Cabernet Sauvignon Cabernet Franc Petit Verdot Margaret River Western Australia
Exceptional Langtons Classification. Moss Wood includes portions of Cabernet Franc for its cherry and Petit Verdot which contributes bright berry perfumes and a firmer structure. Moss Wood's Cabernet Franc shows less leafiness than Cabernet and can be picked earlier, when the fruit shows ripe berry flavour, similar to summer pudding. Further ripening tends to produce dark plum notes. While still slightly green, Moss Wood's Petit Verdot has an herbal note, more coriander than leaf, an ethereal, aromatic lift, redolent of violets and sweet berries.
Cabernet Sauvignon has rich red currant notes, the Petit Verdot adds confection, Cabernet Franc is all cherries and summer pudding. Fruit is destemmed into open fermenters, seeded with a pure yeast culture and vinified at temperatures up to 29C. Extraction of colour and flavour is by hand plunging thrice daily. Following ten to nineteen days of skin contact, each batch is drained and pressed as the correct tannin balance is achieved. Components are treated to full malolactic in fermenters then racked into a mix of new and seasoned 225 litre French oak barrels. Assembled in January the following year, the finished wine is returned to oak for twelve months, racked back into barrel before bottling in October.

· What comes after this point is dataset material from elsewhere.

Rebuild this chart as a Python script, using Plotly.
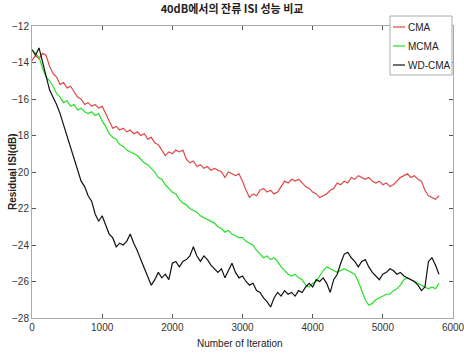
import plotly.graph_objects as go

iterations = list(range(0, 5801, 50))

cma = [-13.9, -13.6, -13.8, -13.5, -13.6, -14.2, -14.6, -14.8, -15.2, -15.1,
       -15.4, -15.3, -15.6, -15.9, -16.0, -16.3, -16.2, -16.4, -16.3, -16.5,
       -16.4, -16.8, -17.2, -17.6, -17.5, -17.7, -17.6, -17.8, -17.7, -17.9,
       -17.8, -18.0, -17.9, -18.2, -18.1, -18.4, -18.5, -18.8, -19.1, -18.9,
       -19.0, -18.8, -18.9, -18.8, -19.3, -19.5, -19.4, -19.7, -19.6, -19.8,
       -19.7, -19.9, -19.8, -19.9, -20.0, -20.3, -20.0, -20.1, -20.2, -20.1,
       -20.5, -21.0, -21.4, -21.2, -21.3, -21.0, -20.9, -21.1, -21.0, -21.2,
       -21.1, -20.8, -20.5, -20.6, -20.4, -20.5, -20.4, -20.6, -20.8, -20.9,
       -21.1, -21.2, -21.4, -21.3, -21.2, -21.0, -20.9, -20.6, -20.7, -20.5,
       -20.6, -20.3, -20.4, -20.2, -20.3, -20.4, -20.3, -20.5, -20.6, -20.5,
       -20.7, -20.6, -20.8, -20.7, -20.5, -20.3, -20.2, -20.1, -20.3, -20.2,
       -20.4, -20.5, -21.0, -21.3, -21.4, -21.5, -21.3]

mcma = [-13.3, -13.5, -13.7, -14.3, -14.8, -15.0, -15.3, -15.7, -15.9, -16.2,
        -16.1, -16.4, -16.3, -16.6, -16.5, -16.7, -16.8, -16.7, -16.9, -16.8,
        -17.2, -17.5, -17.9, -18.1, -18.2, -18.5, -18.6, -18.8, -18.9, -19.0,
        -19.1, -19.3, -19.5, -19.6, -19.8, -20.0, -20.3, -20.4, -20.7, -20.9,
        -21.1, -21.2, -21.5, -21.7, -21.8, -22.0, -22.1, -22.2, -22.4, -22.5,
        -22.6, -22.7, -22.8, -23.0, -23.1, -23.3, -23.2, -23.4, -23.5, -23.6,
        -23.6, -23.8, -23.9, -24.0, -24.3, -24.5, -24.7, -24.6, -24.8, -24.7,
        -24.9, -25.2, -25.4, -25.6, -25.7, -25.6, -25.8, -25.9, -26.2, -26.3,
        -26.1, -26.0, -25.7, -25.4, -25.2, -25.3, -25.4, -25.5, -25.4, -25.3,
        -25.4, -25.5, -25.6, -26.0, -26.5, -27.0, -27.3, -27.2, -27.0, -26.9,
        -26.8, -26.7, -26.7, -26.5, -26.4, -26.2, -25.9, -25.8, -25.9, -26.0,
        -26.1, -26.2, -26.3, -26.4, -26.3, -26.4, -26.1]

wdcma = [-13.3, -13.6, -13.2, -14.0, -14.8, -15.5, -15.9, -16.3, -16.8, -17.4,
         -18.0, -18.6, -19.2, -19.9, -20.5, -20.8, -21.3, -21.6, -22.3, -22.7,
         -22.4, -22.9, -23.4, -23.6, -24.1, -23.9, -24.0, -23.8, -23.4, -23.9,
         -24.3, -24.8, -25.3, -25.7, -26.2, -25.9, -25.5, -25.8, -25.6, -25.9,
         -25.0, -24.9, -25.2, -24.9, -24.8, -24.6, -24.1, -24.6, -24.9, -24.6,
         -24.8, -25.1, -25.3, -25.5, -25.3, -25.8, -25.4, -25.0, -25.5, -25.8,
         -25.7, -26.0, -26.2, -26.1, -26.5, -26.6, -26.9, -27.1, -27.4, -26.9,
         -26.6, -26.8, -26.5, -26.7, -26.6, -26.8, -26.5, -26.6, -26.3, -26.1,
         -26.3, -25.9, -26.0, -25.8, -26.1, -26.6, -25.9, -25.6, -25.0, -24.5,
         -24.4, -24.7, -24.9, -25.2, -24.9, -24.8, -25.2, -25.5, -25.7, -25.9,
         -25.6, -25.5, -25.3, -25.4, -25.6, -25.5, -25.7, -25.8, -25.9, -26.0,
         -26.2, -26.5, -26.3, -24.9, -24.7, -25.1, -25.6]

series_names = ["CMA", "MCMA", "WD-CMA"]
series_colors = ["#e04545", "#22e022", "#111111"]
x_ticks = [0, 1000, 2000, 3000, 4000, 5000, 6000]
y_ticks = [-12, -14, -16, -18, -20, -22, -24, -26, -28]

W, H = 464, 354
L, R, T, B = 32, 11, 26, 36

fig = go.Figure()
for name, vals, col in zip(series_names, [cma, mcma, wdcma], series_colors):
    fig.add_trace(go.Scatter(x=iterations, y=vals, mode="lines", name=name,
                             line=dict(color=col, width=1.2)))

axis_common = dict(showgrid=False, zeroline=False, showline=True, linecolor="#aaaaaa",
                   linewidth=1, mirror="ticks", ticks="inside", ticklen=4,
                   tickcolor="#555555", automargin=False, ticklabeloverflow="allow",
                   tickfont=dict(family="Arial", size=10, color="#333333"))

# custom legend (paper coords)
pw, ph = W - L - R, H - T - B
def px2x(px):
    return (px - L) / pw
def py2y(py):
    return 1 - (py - T) / ph

shapes = [dict(type="rect", xref="paper", yref="paper",
               x0=px2x(390), x1=px2x(452), y0=py2y(75), y1=py2y(16),
               line=dict(color="#aaaaaa", width=1), fillcolor="white", layer="above")]
annotations = []
for i, (name, col) in enumerate(zip(series_names, series_colors)):
    yy = py2y(27 + i * 19)
    shapes.append(dict(type="line", xref="paper", yref="paper",
                       x0=px2x(393), x1=px2x(405), y0=yy, y1=yy,
                       line=dict(color=col, width=1.2), layer="above"))
    annotations.append(dict(text=name, xref="paper", yref="paper", x=px2x(406), y=yy,
                            xanchor="left", yanchor="middle", showarrow=False,
                            font=dict(family="Arial", size=10, color="#222222")))

annotations.append(dict(text="<b>Residual ISI(dB)</b>", xref="paper", yref="paper",
                        x=px2x(12), y=py2y(172), textangle=-90, showarrow=False,
                        xanchor="center", yanchor="middle",
                        font=dict(family="Arial", size=10, color="#222222")))
annotations.append(dict(text="Number of Iteration", xref="paper", yref="paper",
                        x=px2x(240), y=py2y(343), showarrow=False,
                        xanchor="center", yanchor="middle",
                        font=dict(family="Arial", size=10, color="#222222")))

fig.update_layout(
    width=W, height=H,
    margin=dict(l=L, r=R, t=T, b=B),
    paper_bgcolor="white", plot_bgcolor="white",
    title=dict(text="<b>40dB에서의 잔류 ISI 성능 비교</b>", x=0.5, xanchor="center",
               y=1 - 9 / H, yanchor="middle",
               font=dict(family="Noto Sans CJK KR", size=11, color="#222222")),
    xaxis=dict(range=[0, 6000], tickvals=x_ticks, **axis_common),
    yaxis=dict(range=[-28, -12], tickvals=y_ticks, **axis_common),
    shapes=shapes, annotations=annotations,
    showlegend=False,
)

fig.write_html("out.html")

Deep brick red hue. Showing violets, blueberry and red currants, enhanced by background tar, leather and chocolate, spice and toasty oak. Palate shows classic Moss Wood fruit flavours of red currant and mulberry, an initial rich, sweet front and middle. The acidity provides good lift, making the flavours bright. Fine tannin impact, the phenolics are concentrated and build mouthfeel without affecting texture, such that the wine is smooth and long. On the finish, oak provides toasty, coffee bean flavours and some tannin for gentle grip.